Lists and Tuples and Much More

7stud bbxx789_05ss at yahoo.com
Thu Apr 12 20:02:26 EDT 2007


> Yes. Tuples are immutable - once created, they can't change.

Just to explain that statement a little better.  If you do this:


t = (1, 2, ["red", "white"])
t[2].append("purple")
print t    #(1, 2, ['red', 'white', 'purple'])


It sure looks like t changed, and therefore t is NOT immutable--and
the whole "tuples are immutable" mantra is a lie.  However, the list
itself isn't actually stored inside t.  What's stored inside t is
python's internal id for the list.  So suppose python gave the list
the internal id: 10008.  The tuple really looks like this:

t = (1, 2, <10008>)

And no matter what you do to the list: append() to it, sort() it,
etc., the list's id remains the same.  In that sense, the tuple is
immutable because the id stored in the tuple never changes.

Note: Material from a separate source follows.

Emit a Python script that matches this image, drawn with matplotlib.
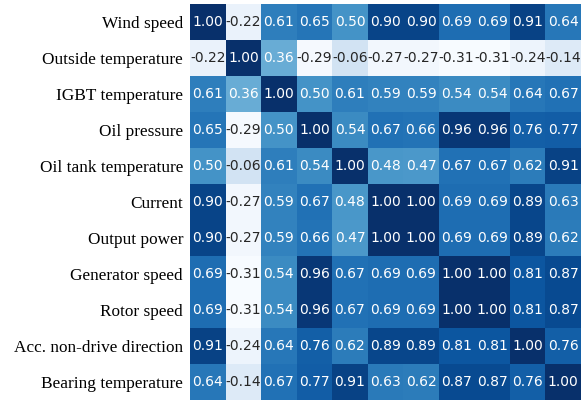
import numpy as np
import matplotlib
matplotlib.use("Agg")
import matplotlib.pyplot as plt
import seaborn as sns

labels = ["Wind speed", "Outside temperature", "IGBT temperature", "Oil pressure",
          "Oil tank temperature", "Current", "Output power", "Generator speed",
          "Rotor speed", "Acc. non-drive direction", "Bearing temperature"]

row_wind = [1.00, -0.22, 0.61, 0.65, 0.50, 0.90, 0.90, 0.69, 0.69, 0.91, 0.64]
row_outside = [-0.22, 1.00, 0.36, -0.29, -0.06, -0.27, -0.27, -0.31, -0.31, -0.24, -0.14]
row_igbt = [0.61, 0.36, 1.00, 0.50, 0.61, 0.59, 0.59, 0.54, 0.54, 0.64, 0.67]
row_oilp = [0.65, -0.29, 0.50, 1.00, 0.54, 0.67, 0.66, 0.96, 0.96, 0.76, 0.77]
row_oilt = [0.50, -0.06, 0.61, 0.54, 1.00, 0.48, 0.47, 0.67, 0.67, 0.62, 0.91]
row_current = [0.90, -0.27, 0.59, 0.67, 0.48, 1.00, 1.00, 0.69, 0.69, 0.89, 0.63]
row_power = [0.90, -0.27, 0.59, 0.66, 0.47, 1.00, 1.00, 0.69, 0.69, 0.89, 0.62]
row_gen = [0.69, -0.31, 0.54, 0.96, 0.67, 0.69, 0.69, 1.00, 1.00, 0.81, 0.87]
row_rotor = [0.69, -0.31, 0.54, 0.96, 0.67, 0.69, 0.69, 1.00, 1.00, 0.81, 0.87]
row_acc = [0.91, -0.24, 0.64, 0.76, 0.62, 0.89, 0.89, 0.81, 0.81, 1.00, 0.76]
row_bearing = [0.64, -0.14, 0.67, 0.77, 0.91, 0.63, 0.62, 0.87, 0.87, 0.76, 1.00]

corr = np.array([row_wind, row_outside, row_igbt, row_oilp, row_oilt, row_current,
                 row_power, row_gen, row_rotor, row_acc, row_bearing])

W, H = 581, 401
fig = plt.figure(figsize=(W / 100, H / 100), dpi=100)
ax = fig.add_axes([190 / W, 1 - 400 / H, 391 / W, 396 / H])
sns.heatmap(corr, ax=ax, cmap="Blues", annot=True, fmt=".2f", cbar=False,
            annot_kws={"fontsize": 10, "family": "DejaVu Sans"})
ax.set_xticks([])
ax.set_yticks(np.arange(len(labels)) + 0.5)
ax.set_yticklabels(labels, rotation=0, family="Liberation Serif", fontsize=12.4,
                   va="center_baseline")
ax.tick_params(axis="y", length=0, pad=5)
fig.savefig("out.png", dpi=100)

In actuality, the numbers 1 and 2 aren't stored in the list either--
python has internal id's for them too, so the tuple actually looks
like this:

t = (<56687>, <93413>, <10008>)
       |         |        |
       |         |        |
       |         |        |
       V         V        V
       1         2        ["red", "white", "purple"]


Because of that structure, you can create situations like this:

>>> lst = ["red", "white"]
>>> t1 = (1, 2, lst)
>>> t2 = (15, 16, lst)
>>> print t1
(1, 2, ['red', 'white'])
>>> print t2
(15, 16, ['red', 'white'])
>>> lst.append("purple")
>>> print lst
['red', 'white', 'purple']
>>> print t1
(1, 2, ['red', 'white', 'purple'])
>>> print t2
(15, 16, ['red', 'white', 'purple'])
>>>

lst, t1, and t2 all refer to the same list, so when you change the
list, they all "see" that change.  In other words, the names lst,
t1[2], and t2[2] all were assigned the same python id for the original
list ["red", "white"].  Since all those names refer to the same list,
any of those names can be used to change the list.